Isaiah 49:14-16, NLT

Some of us need to be persuaded of God’s love. We are unconvinced. But Isaiah understands. We grasp the theology, but not the meaning. Our own native ideas keep us in disbelief. Perhaps the greatest liability we have as believers is this doubt that God really feels this way about us. But, He does.

Isaiah claims the impossible, yet grounds himself in what is real. The Father loves us and we’re His very own. Even if we don’t seem as holy as we ought to be. In His out reached hands, we discover scars.  This is the price He has purchased us with. We once were blind, and very lost— but now we are His own children.

We are given the impression that He more than ‘loves’ us; He ‘likes’ us. That dear ones, is not a point I’m prepared to support with scripture— it doesn’t exist except in my own thinking. I know that He theologically loves me.

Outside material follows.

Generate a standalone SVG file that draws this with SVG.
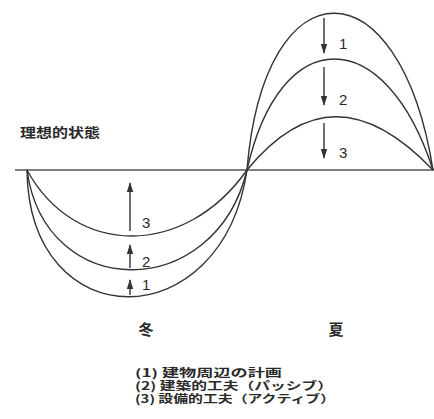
<svg xmlns="http://www.w3.org/2000/svg" width="434" height="419" viewBox="0 0 434 419">
<defs>
<style>
.axis{stroke:#555;stroke-width:1.6;fill:none}
.curve{stroke:#333;stroke-width:1.4;fill:none}
.arr{stroke:#333;stroke-width:1.4;fill:none;marker-end:url(#ah)}
.jp{font-family:"Noto Sans CJK JP","Noto Sans CJK SC",sans-serif;font-weight:700;fill:#2a2a2a}
.num{font-family:"Liberation Sans","DejaVu Sans",sans-serif;font-size:15px;fill:#2a2a2a}
</style>
<marker id="ah" markerWidth="10" markerHeight="8" viewBox="0 0 10 8" refX="9" refY="4" orient="auto" markerUnits="userSpaceOnUse">
<path d="M0,0.8 L10,4 L0,7.2 Z" fill="#333"/>
</marker>
</defs>
<rect width="434" height="419" fill="#fff"/>
<g id="axis">
<line class="axis" x1="15" y1="170" x2="434" y2="170"/>
</g>
<g id="winter-curves">
<path id="w1" class="curve" d="M27,170 C29,339 222,339 247,170"/>
<path id="w2" class="curve" d="M27,170 C45,303 215,303 247,170"/>
<path id="w3" class="curve" d="M27,170 C75,258 185,258 247,170"/>
</g>
<g id="summer-curves">
<path id="s1" class="curve" d="M247,170 C264,-39 400,-39 433,170"/>
<path id="s2" class="curve" d="M247,170 C280,22 385,22 433,170"/>
<path id="s3" class="curve" d="M247,170 C305,99 365,99 433,170"/>
</g>
<g id="connectors">
<line class="arr" x1="130" y1="231" x2="130" y2="183"/>
<line class="arr" x1="130" y1="268" x2="130" y2="245"/>
<line class="arr" x1="130" y1="295" x2="130" y2="280"/>
<line class="arr" x1="324" y1="18" x2="324" y2="53"/>
<line class="arr" x1="324" y1="67" x2="324" y2="105"/>
<line class="arr" x1="324" y1="123" x2="324" y2="158"/>
</g>
<g id="step-labels">
<text class="num" x="142" y="228">3</text>
<text class="num" x="142" y="267">2</text>
<text class="num" x="142" y="290">1</text>
<text class="num" x="339" y="49">1</text>
<text class="num" x="339" y="105">2</text>
<text class="num" x="339" y="158">3</text>
</g>
<g id="title">
<text class="jp" x="20" y="137" font-size="13" textLength="80" lengthAdjust="spacingAndGlyphs">理想的状態</text>
</g>
<g id="season-labels">
<text class="jp" x="146" y="335" font-size="15" text-anchor="middle">冬</text>
<text class="jp" x="336" y="335" font-size="15" text-anchor="middle">夏</text>
</g>
<g id="legend">
<text class="jp" x="135" y="377" font-size="11" textLength="147" lengthAdjust="spacingAndGlyphs">(1) 建物周辺の計画</text>
<text class="jp" x="135" y="390" font-size="11" textLength="198" lengthAdjust="spacingAndGlyphs">(2) 建築的工夫（パッシブ）</text>
<text class="jp" x="135" y="403" font-size="11" textLength="200" lengthAdjust="spacingAndGlyphs">(3) 設備的工夫（アクティブ）</text>
</g>
</svg>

But I also believe God also likes me as well. Surely, there is such a fine line here, between ‘like’ and love. The more I walk with the Lord, and it’s been almost 35 years now, the more I do love/like Him. I have learned to like Him as much as I love Him. And if God doesn’t like me, I think it diminishes His love.

Some of us must be persuaded again and again of God’s love.

Regardless, Isaiah speaks for the Lord with tender things. Among the people they had the mindset that God had somehow forgotten them. They thought that they were ‘the lost ones.’ God uses the analogy of a mother. A nurturing mother. This metaphor is strong and sure. No, God hasn’t forgotten His people. Look at His hands, your name is ‘tattooed’ on them. You’re His, forever.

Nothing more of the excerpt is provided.